ALDBOROUGH: Geographical and Historical information from the year 1834.
"ALDBOROUGH, or Oldborough, now but a village, in the parish of its name, is one mile east from Boroughbridge, situated on the river Ure ; the parish being partly in the upper division of Claro wapentake, and partly in its lower division. This village has declined in consequence, since the removal of the bridge to Boroughbridge, which took place about the time of the conquest ; and in later times a further diminution of its importance occurred, by being placed in the same schedule of the Reform Bill as its neighbour Boroughbridge. Before the alteration in the representation, it returned two members to parliament, having done so since the reign of Philip and Mary, in 1558. The parish church is dedicated to St. Andrew ; the living is a vicarage, in the gift of the dean and chapter of York : the present incumbent is the Rev. George Holdsworth. The population of the whole parish of Aldborough, in 1821 was 2,129, and in 1831, 2,447, of which last number 620 were returned for the township."

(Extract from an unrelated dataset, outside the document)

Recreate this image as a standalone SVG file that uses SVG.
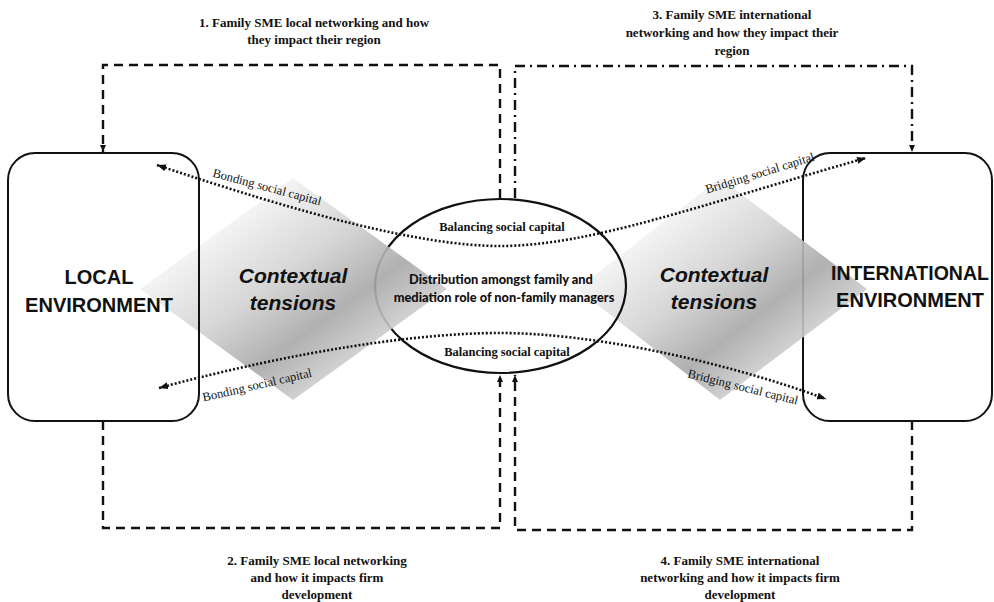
<svg xmlns="http://www.w3.org/2000/svg" width="994" height="602" viewBox="0 0 994 602">
  <style>
    .box { fill: #ffffff; stroke: #111; stroke-width: 2; }
    .boxline { fill: none; stroke: #111; stroke-width: 2; }
    .ell { fill: none; stroke: #111; stroke-width: 2.2; }
    .dash { fill: none; stroke: #111; stroke-width: 2.4; stroke-dasharray: 9 6; }
    .dashdot { fill: none; stroke: #111; stroke-width: 2.4; stroke-dasharray: 10 5 2 5; }
    .dot { fill: none; stroke: #111; stroke-width: 2.6; stroke-dasharray: 2 2; }
    .title { font-family: "Liberation Serif", "Times New Roman", serif; font-weight: bold; font-size: 13px; fill: #111; text-anchor: middle; }
    .flow { font-family: "Liberation Serif", "Times New Roman", serif; font-size: 12.5px; fill: #111; text-anchor: middle; }
    .bal { font-family: "Liberation Serif", "Times New Roman", serif; font-weight: bold; font-size: 12.5px; fill: #111; text-anchor: middle; }
    .env { font-family: "Liberation Sans", Arial, sans-serif; font-weight: bold; font-size: 20px; fill: #111; text-anchor: middle; }
    .ctx { font-family: "Liberation Sans", Arial, sans-serif; font-weight: bold; font-style: italic; font-size: 21px; fill: #111; text-anchor: middle; }
    .mid { font-family: Lato, "Liberation Sans", sans-serif; font-weight: 900; font-size: 12.8px; fill: #111; text-anchor: middle; }
  </style>
  <defs>
    <linearGradient id="tension" x1="0" y1="0" x2="1" y2="1">
      <stop offset="0.25" stop-color="#f2f2f2"/>
      <stop offset="0.45" stop-color="#d2d2d2"/>
      <stop offset="0.62" stop-color="#a8a8a8"/>
      <stop offset="0.75" stop-color="#cccccc"/>
    </linearGradient>
    <marker id="dotHead" markerUnits="userSpaceOnUse" markerWidth="10" markerHeight="8" refX="9" refY="3.5" orient="auto-start-reverse">
      <path d="M0,0 L9,3.5 L0,7 z" fill="#111"/>
    </marker>
    <marker id="dashHead" markerUnits="userSpaceOnUse" markerWidth="8" markerHeight="7" refX="7" refY="3" orient="auto">
      <path d="M0,0 L7,3 L0,6 z" fill="#111"/>
    </marker>
  </defs>

  <!-- international environment (lies under the right tension diamond) -->
  <g id="international-environment">
    <rect class="box" x="803" y="153" width="189" height="268" rx="27" ry="27"/>
  </g>

  <!-- right contextual tensions diamond -->
  <g id="tensions-right">
    <polygon points="720,178 867,289 720,400 577,289" fill="url(#tension)" opacity="0.9"/>
  </g>

  <!-- family / non-family managers core -->
  <g id="family-core">
    <ellipse class="ell" cx="500.5" cy="286" rx="125.5" ry="87"/>
  </g>

  <!-- local environment box fill, then diamond, then its border on top -->
  <g id="local-environment">
    <rect x="8" y="153" width="191" height="268" rx="27" ry="27" fill="#ffffff"/>
  </g>

  <g id="tensions-left">
    <polygon points="293,178 447,289 293,400 140,289" fill="url(#tension)" opacity="0.9"/>
  </g>

  <g id="local-environment-border">
    <rect class="boxline" x="8" y="153" width="191" height="268" rx="27" ry="27"/>
  </g>

  <!-- connectors -->
  <g id="connectors">
    <!-- 1: local networking impact on region -->
    <path class="dash" d="M500,198 V65 H103 V152" marker-end="url(#dashHead)"/>
    <!-- 2: local networking impact on firm development -->
    <path class="dash" d="M103,421 V528 H500 V375" marker-end="url(#dashHead)"/>
    <!-- 3: international networking impact on region -->
    <path class="dashdot" d="M515,198 V66 H912 V152" marker-end="url(#dashHead)"/>
    <!-- 4: international networking impact on firm development -->
    <path class="dash" d="M912,421 V530 H515 V375" marker-end="url(#dashHead)"/>

    <!-- bonding / bridging social capital flows -->
    <path class="dot" d="M157,165 C300,213 420,246 500,246 C590,246 700,205 866,158" marker-start="url(#dotHead)" marker-end="url(#dotHead)"/>
    <path class="dot" d="M159,388 C300,350 420,333 500,333 C590,333 720,360 826,399" marker-start="url(#dotHead)" marker-end="url(#dotHead)"/>
  </g>

  <!-- labels -->
  <g id="labels">
    <text class="flow" transform="translate(266,191) rotate(15)">Bonding social capital</text>
    <text class="flow" transform="translate(258,389) rotate(-13)">Bonding social capital</text>
    <text class="flow" transform="translate(761,177) rotate(-17)">Bridging social capital</text>
    <text class="flow" transform="translate(742,391) rotate(14)">Bridging social capital</text>

    <text class="bal" x="502" y="231">Balancing social capital</text>
    <text class="bal" x="507" y="356">Balancing social capital</text>

    <text class="mid" x="501" y="284">Distribution amongst family and</text>
    <text class="mid" x="504" y="302">mediation role of non-family managers</text>

    <text class="env" x="99" y="284">LOCAL</text>
    <text class="env" x="99" y="312">ENVIRONMENT</text>
    <text class="env" x="910" y="280" style="font-size:19.5px">INTERNATIONAL</text>
    <text class="env" x="910" y="307">ENVIRONMENT</text>

    <text class="ctx" x="293" y="283">Contextual</text>
    <text class="ctx" x="293" y="310">tensions</text>
    <text class="ctx" x="714" y="282">Contextual</text>
    <text class="ctx" x="714" y="309">tensions</text>

    <text class="title" x="314" y="27">1. Family SME local networking and how</text>
    <text class="title" x="314" y="44">they impact their region</text>

    <text class="title" x="732" y="19">3. Family SME international</text>
    <text class="title" x="732" y="37">networking and how they impact their</text>
    <text class="title" x="732" y="55">region</text>

    <text class="title" x="317" y="565">2. Family SME local networking</text>
    <text class="title" x="317" y="582">and how it impacts firm</text>
    <text class="title" x="317" y="599">development</text>

    <text class="title" x="740" y="565">4. Family SME international</text>
    <text class="title" x="740" y="582">networking and how it impacts firm</text>
    <text class="title" x="740" y="599">development</text>
  </g>
</svg>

"BOROUGHBRIDGE, so called, from its having been an ancient borough town, and with a bridge over the river Ure, is in the parish of Aldborough and wapentake of Claro, in the West Riding, 202 miles from London, 66 n.n.e. from Manchester, 17 n.w. from York, and 7 n. from Knaresborough. The chief consequence it possesses is derived from its thorough fare situation, being on the great north road. Its principal trade is in the shipment of corn to Leeds, Wakefield, and other parts of the West Riding, and it enjoys a communication by water, to the places before named, as also to Hull and London. Previous to passing the Reform Bill, Boroughbridge returned two members to parliament, which privilege it had enjoyed since the first year of the reign of Mary. Under the new bill, it was placed in schedule A, and thereby deprived of its political consequence. Here is a chapel of ease to Aldborough, and one belonging to the methodists ; also an excellent national school, for the children of the parish, with one for infants annexed. This parish abounds with antiquities; among which are the remains of a Roman wall, four yards in width, tesselated pavements, &c. ; and there have been frequently dug up coins, vases, &c. of Roman origin. A market is held on Saturday, for corn, &c. ; and three fairs annually, viz. on the 27th and 28th of April, and 23rd and 24th of October, for cattle, and the 22nd & 23rd of June, for cattle, horses, and hardware. The borough and township contained in 1821, 860 inhabitants, and in 1831, 950."